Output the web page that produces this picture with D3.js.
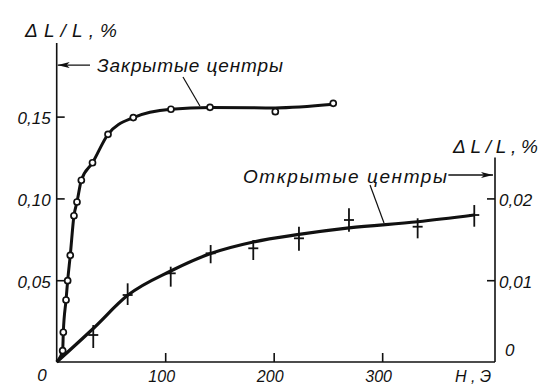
<!DOCTYPE html>
<html>
<head>
<meta charset="utf-8">
<script src="https://cdn.jsdelivr.net/npm/d3@7"></script>
<style>
	body { margin:0; background:#fff; }
	svg text { font-family:"Liberation Sans", Arial, sans-serif; font-style:italic; fill:#111; }
</style>
</head>
<body>
<div id="chart"></div>
<script>
	// closed centres (circles), left scale
	var closedH = [5.5, 6.1, 8.6, 10.1, 12.5, 15.9, 18.7, 22.7, 33.0, 47.3, 70.6, 105.3, 141.3, 201.5, 254.9];
	var closedV = [0.0069, 0.0182, 0.0379, 0.0497, 0.0652, 0.0894, 0.0978, 0.1111, 0.1218, 0.1392, 0.1494, 0.1545, 0.1557, 0.1530, 0.1581];
	var closedLineH = [0, 5.5, 6.1, 8.6, 10.1, 12.5, 15.9, 18.7, 22.7, 33.0, 47.3, 70.6, 105.3, 141.3, 201.5, 254.9];
	var closedLineV = [0, 0.0069, 0.0182, 0.0379, 0.0497, 0.0652, 0.0894, 0.0978, 0.1111, 0.1218, 0.1392, 0.1494, 0.1545, 0.1555, 0.1553, 0.1575];

	// open centres (crosses), right scale
	var openH  = [33.7, 65.4, 105.1, 141.9, 181.2, 223.3, 269.4, 332.7, 384.9];
	var openV  = [0.00330, 0.00819, 0.01084, 0.01329, 0.0139, 0.01512, 0.01736, 0.01654, 0.01797];
	var openLo = [0.00171, 0.00697, 0.00921, 0.01207, 0.01247, 0.01361, 0.01593, 0.01512, 0.01654];
	var openHi = [0.00452, 0.00962, 0.01165, 0.0143, 0.01491, 0.01654, 0.01879, 0.01757, 0.01919];
	var openLineH = [0, 33.7, 65.4, 105.1, 141.9, 181.2, 223.3, 269.4, 332.7, 384.9];
	var openLineV = [0, 0.0041, 0.00815, 0.01112, 0.01326, 0.01467, 0.01560, 0.01640, 0.01715, 0.01797];

	var hTicks = [100, 200, 300];
	var leftTicks = [0.05, 0.10, 0.15];
	var rightTicks = [0.01, 0.02];

	var svg = d3.select('#chart').append('svg')
		.attr('width', 542)
		.attr('height', 386);

	var x  = d3.scaleLinear().domain([0, 404]).range([56.7, 495]);
	var yL = d3.scaleLinear().domain([0, 0.195]).range([362, 43]);
	var yR = d3.scaleLinear().domain([0, 0.039]).range([362, 43]);

	var comma = function(d){ return d3.format('.2f')(d).replace('.', ','); };

	function line(p, w)
	{
		return svg.append('line')
			.attr('x1', p[0]).attr('y1', p[1])
			.attr('x2', p[2]).attr('y2', p[3])
			.attr('stroke', '#111')
			.attr('stroke-width', w);
	}

	// axis lines
	line([x(0), yL(0.195), x(0), yL(0)], 1.6);
	line([x(0), yL(0), x(404), yL(0)], 1.6);
	line([x(404), yR(0), x(404), yR(0.025)], 1.6);

	// ticks
	var gl = svg.append('g').attr('transform', 'translate(' + x(0) + ',0)')
		.call(d3.axisLeft(yL).tickValues(leftTicks).tickSize(-8).tickPadding(6).tickFormat(comma));
	var gb = svg.append('g').attr('transform', 'translate(0,' + yL(0) + ')')
		.call(d3.axisBottom(x).tickValues(hTicks).tickSize(-9).tickFormat(d3.format('d')));
	var gr = svg.append('g').attr('transform', 'translate(' + x(404) + ',0)')
		.call(d3.axisRight(yR).tickValues(rightTicks).tickSize(-8).tickPadding(4).tickFormat(comma));

	svg.selectAll('.domain').remove();
	svg.selectAll('.tick line').attr('stroke', '#111').attr('stroke-width', 1.6);
	svg.selectAll('.tick text')
		.attr('font-family', null).attr('fill', null)
		.style('font-size', '17px');
	gl.selectAll('.tick text').attr('dy', '0.42em');
	gr.selectAll('.tick text').attr('dy', '0.42em');
	gb.selectAll('.tick text').attr('y', 20).attr('dy', 0).attr('dx', -4).style('font-size', '16px');

	function label(txt, px, py, size, len, anchor)
	{
		var t = svg.append('text')
			.attr('x', px).attr('y', py)
			.style('font-size', size + 'px')
			.attr('text-anchor', anchor || 'start')
			.text(txt);
		if(len) t.attr('textLength', len).attr('lengthAdjust', 'spacing');
		return t;
	}

	label('0', 42, 381, 17, 0, 'middle');
	label('0', 505, 356, 17);
	label('Н,Э', 455, 382, 16, 36);
	label('ΔL/L,%', 25, 37, 19, 92);
	label('ΔL/L,%', 453, 153, 19, 85);
	label('Закрытые центры', 97, 72, 19, 186);
	label('Открытые центры', 243, 183, 19, 204);

	// arrows to the axes
	var defs = svg.append('defs');
	defs.append('marker')
		.attr('id', 'ah')
		.attr('viewBox', '0 0 12 6')
		.attr('refX', 12).attr('refY', 3)
		.attr('markerWidth', 12).attr('markerHeight', 6)
		.attr('markerUnits', 'userSpaceOnUse')
		.attr('orient', 'auto')
		.append('path').attr('d', 'M0,0L12,3L0,6L3,3Z').attr('fill', '#111');

	line([x(30.7), yL(0.1815), x(0) + 1, yL(0.1815)], 1.4).attr('marker-end', 'url(#ah)');
	line([x(361), yR(0.02286), x(404) - 2, yR(0.02286)], 1.4).attr('marker-end', 'url(#ah)');

	// leader lines
	line([x(116.4), yL(0.1742), x(132), yL(0.1565)], 1.2);
	line([x(288.8), yR(0.02164), x(301.7), yR(0.01699)], 1.2);

	// curves
	svg.append('path')
		.datum(d3.range(closedLineH.length))
		.attr('fill', 'none')
		.attr('stroke', '#111')
		.attr('stroke-width', 3)
		.attr('d', d3.line()
			.x(function(i){ return x(closedLineH[i]); })
			.y(function(i){ return yL(closedLineV[i]); })
			.curve(d3.curveMonotoneX));

	svg.append('path')
		.datum(d3.range(openLineH.length))
		.attr('fill', 'none')
		.attr('stroke', '#111')
		.attr('stroke-width', 3.2)
		.attr('d', d3.line()
			.x(function(i){ return x(openLineH[i]); })
			.y(function(i){ return yR(openLineV[i]); })
			.curve(d3.curveMonotoneX));

	// circles
	svg.selectAll('circle.closed')
		.data(d3.range(closedH.length))
		.enter().append('circle')
		.attr('class', 'closed')
		.attr('cx', function(i){ return x(closedH[i]); })
		.attr('cy', function(i){ return yL(closedV[i]); })
		.attr('r', 3)
		.attr('fill', '#fff')
		.attr('stroke', '#111')
		.attr('stroke-width', 1.7);

	// crosses with vertical spread
	var cr = svg.selectAll('g.open')
		.data(d3.range(openH.length))
		.enter().append('g')
		.attr('class', 'open');
	cr.append('line')
		.attr('x1', function(i){ return x(openH[i]); })
		.attr('x2', function(i){ return x(openH[i]); })
		.attr('y1', function(i){ return yR(openLo[i]); })
		.attr('y2', function(i){ return yR(openHi[i]); })
		.attr('stroke', '#111').attr('stroke-width', 1.8);
	cr.append('line')
		.attr('x1', function(i){ return x(openH[i]) - 5; })
		.attr('x2', function(i){ return x(openH[i]) + 5; })
		.attr('y1', function(i){ return yR(openV[i]); })
		.attr('y2', function(i){ return yR(openV[i]); })
		.attr('stroke', '#111').attr('stroke-width', 1.8);
</script>
</body>
</html>
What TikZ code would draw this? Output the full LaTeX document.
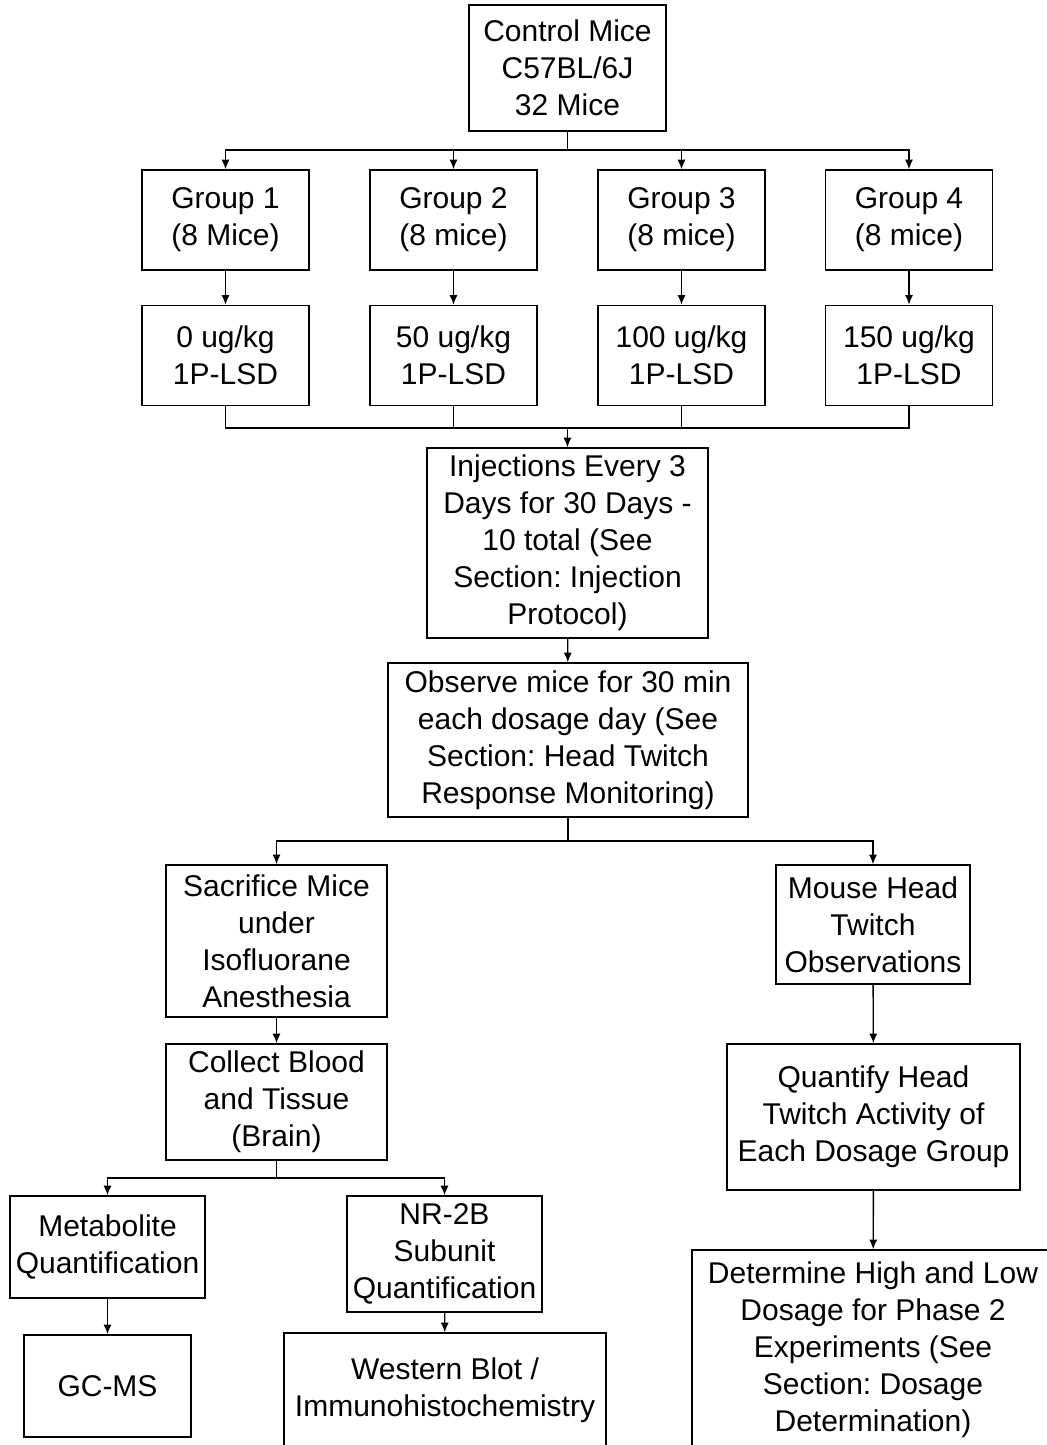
------------
* **PROBLEM**
Reproduce each record from above exactly; pictures do not belong in the copy.

* **CORRECT ANSWER**
Output the web page that produces this picture with D3.js.
<!DOCTYPE html>
<html>
<head>
<meta charset="utf-8">
<script src="https://cdn.jsdelivr.net/npm/d3@7"></script>
<style>
	body { margin:0; background:#fff; }
	svg text { font-family:"Liberation Sans", Arial, sans-serif; font-style:italic; fill:#111; }
</style>
</head>
<body>
<div id="chart"></div>
<script>
	// closed centres (circles), left scale
	var closedH = [5.5, 6.1, 8.6, 10.1, 12.5, 15.9, 18.7, 22.7, 33.0, 47.3, 70.6, 105.3, 141.3, 201.5, 254.9];
	var closedV = [0.0069, 0.0182, 0.0379, 0.0497, 0.0652, 0.0894, 0.0978, 0.1111, 0.1218, 0.1392, 0.1494, 0.1545, 0.1557, 0.1530, 0.1581];
	var closedLineH = [0, 5.5, 6.1, 8.6, 10.1, 12.5, 15.9, 18.7, 22.7, 33.0, 47.3, 70.6, 105.3, 141.3, 201.5, 254.9];
	var closedLineV = [0, 0.0069, 0.0182, 0.0379, 0.0497, 0.0652, 0.0894, 0.0978, 0.1111, 0.1218, 0.1392, 0.1494, 0.1545, 0.1555, 0.1553, 0.1575];

	// open centres (crosses), right scale
	var openH  = [33.7, 65.4, 105.1, 141.9, 181.2, 223.3, 269.4, 332.7, 384.9];
	var openV  = [0.00330, 0.00819, 0.01084, 0.01329, 0.0139, 0.01512, 0.01736, 0.01654, 0.01797];
	var openLo = [0.00171, 0.00697, 0.00921, 0.01207, 0.01247, 0.01361, 0.01593, 0.01512, 0.01654];
	var openHi = [0.00452, 0.00962, 0.01165, 0.0143, 0.01491, 0.01654, 0.01879, 0.01757, 0.01919];
	var openLineH = [0, 33.7, 65.4, 105.1, 141.9, 181.2, 223.3, 269.4, 332.7, 384.9];
	var openLineV = [0, 0.0041, 0.00815, 0.01112, 0.01326, 0.01467, 0.01560, 0.01640, 0.01715, 0.01797];

	var hTicks = [100, 200, 300];
	var leftTicks = [0.05, 0.10, 0.15];
	var rightTicks = [0.01, 0.02];

	var svg = d3.select('#chart').append('svg')
		.attr('width', 542)
		.attr('height', 386);

	var x  = d3.scaleLinear().domain([0, 404]).range([56.7, 495]);
	var yL = d3.scaleLinear().domain([0, 0.195]).range([362, 43]);
	var yR = d3.scaleLinear().domain([0, 0.039]).range([362, 43]);

	var comma = function(d){ return d3.format('.2f')(d).replace('.', ','); };

	function line(p, w)
	{
		return svg.append('line')
			.attr('x1', p[0]).attr('y1', p[1])
			.attr('x2', p[2]).attr('y2', p[3])
			.attr('stroke', '#111')
			.attr('stroke-width', w);
	}

	// axis lines
	line([x(0), yL(0.195), x(0), yL(0)], 1.6);
	line([x(0), yL(0), x(404), yL(0)], 1.6);
	line([x(404), yR(0), x(404), yR(0.025)], 1.6);

	// ticks
	var gl = svg.append('g').attr('transform', 'translate(' + x(0) + ',0)')
		.call(d3.axisLeft(yL).tickValues(leftTicks).tickSize(-8).tickPadding(6).tickFormat(comma));
	var gb = svg.append('g').attr('transform', 'translate(0,' + yL(0) + ')')
		.call(d3.axisBottom(x).tickValues(hTicks).tickSize(-9).tickFormat(d3.format('d')));
	var gr = svg.append('g').attr('transform', 'translate(' + x(404) + ',0)')
		.call(d3.axisRight(yR).tickValues(rightTicks).tickSize(-8).tickPadding(4).tickFormat(comma));

	svg.selectAll('.domain').remove();
	svg.selectAll('.tick line').attr('stroke', '#111').attr('stroke-width', 1.6);
	svg.selectAll('.tick text')
		.attr('font-family', null).attr('fill', null)
		.style('font-size', '17px');
	gl.selectAll('.tick text').attr('dy', '0.42em');
	gr.selectAll('.tick text').attr('dy', '0.42em');
	gb.selectAll('.tick text').attr('y', 20).attr('dy', 0).attr('dx', -4).style('font-size', '16px');

	function label(txt, px, py, size, len, anchor)
	{
		var t = svg.append('text')
			.attr('x', px).attr('y', py)
			.style('font-size', size + 'px')
			.attr('text-anchor', anchor || 'start')
			.text(txt);
		if(len) t.attr('textLength', len).attr('lengthAdjust', 'spacing');
		return t;
	}

	label('0', 42, 381, 17, 0, 'middle');
	label('0', 505, 356, 17);
	label('Н,Э', 455, 382, 16, 36);
	label('ΔL/L,%', 25, 37, 19, 92);
	label('ΔL/L,%', 453, 153, 19, 85);
	label('Закрытые центры', 97, 72, 19, 186);
	label('Открытые центры', 243, 183, 19, 204);

	// arrows to the axes
	var defs = svg.append('defs');
	defs.append('marker')
		.attr('id', 'ah')
		.attr('viewBox', '0 0 12 6')
		.attr('refX', 12).attr('refY', 3)
		.attr('markerWidth', 12).attr('markerHeight', 6)
		.attr('markerUnits', 'userSpaceOnUse')
		.attr('orient', 'auto')
		.append('path').attr('d', 'M0,0L12,3L0,6L3,3Z').attr('fill', '#111');

	line([x(30.7), yL(0.1815), x(0) + 1, yL(0.1815)], 1.4).attr('marker-end', 'url(#ah)');
	line([x(361), yR(0.02286), x(404) - 2, yR(0.02286)], 1.4).attr('marker-end', 'url(#ah)');

	// leader lines
	line([x(116.4), yL(0.1742), x(132), yL(0.1565)], 1.2);
	line([x(288.8), yR(0.02164), x(301.7), yR(0.01699)], 1.2);

	// curves
	svg.append('path')
		.datum(d3.range(closedLineH.length))
		.attr('fill', 'none')
		.attr('stroke', '#111')
		.attr('stroke-width', 3)
		.attr('d', d3.line()
			.x(function(i){ return x(closedLineH[i]); })
			.y(function(i){ return yL(closedLineV[i]); })
			.curve(d3.curveMonotoneX));

	svg.append('path')
		.datum(d3.range(openLineH.length))
		.attr('fill', 'none')
		.attr('stroke', '#111')
		.attr('stroke-width', 3.2)
		.attr('d', d3.line()
			.x(function(i){ return x(openLineH[i]); })
			.y(function(i){ return yR(openLineV[i]); })
			.curve(d3.curveMonotoneX));

	// circles
	svg.selectAll('circle.closed')
		.data(d3.range(closedH.length))
		.enter().append('circle')
		.attr('class', 'closed')
		.attr('cx', function(i){ return x(closedH[i]); })
		.attr('cy', function(i){ return yL(closedV[i]); })
		.attr('r', 3)
		.attr('fill', '#fff')
		.attr('stroke', '#111')
		.attr('stroke-width', 1.7);

	// crosses with vertical spread
	var cr = svg.selectAll('g.open')
		.data(d3.range(openH.length))
		.enter().append('g')
		.attr('class', 'open');
	cr.append('line')
		.attr('x1', function(i){ return x(openH[i]); })
		.attr('x2', function(i){ return x(openH[i]); })
		.attr('y1', function(i){ return yR(openLo[i]); })
		.attr('y2', function(i){ return yR(openHi[i]); })
		.attr('stroke', '#111').attr('stroke-width', 1.8);
	cr.append('line')
		.attr('x1', function(i){ return x(openH[i]) - 5; })
		.attr('x2', function(i){ return x(openH[i]) + 5; })
		.attr('y1', function(i){ return yR(openV[i]); })
		.attr('y2', function(i){ return yR(openV[i]); })
		.attr('stroke', '#111').attr('stroke-width', 1.8);
</script>
</body>
</html>
What TikZ code would draw this? Output the full LaTeX document.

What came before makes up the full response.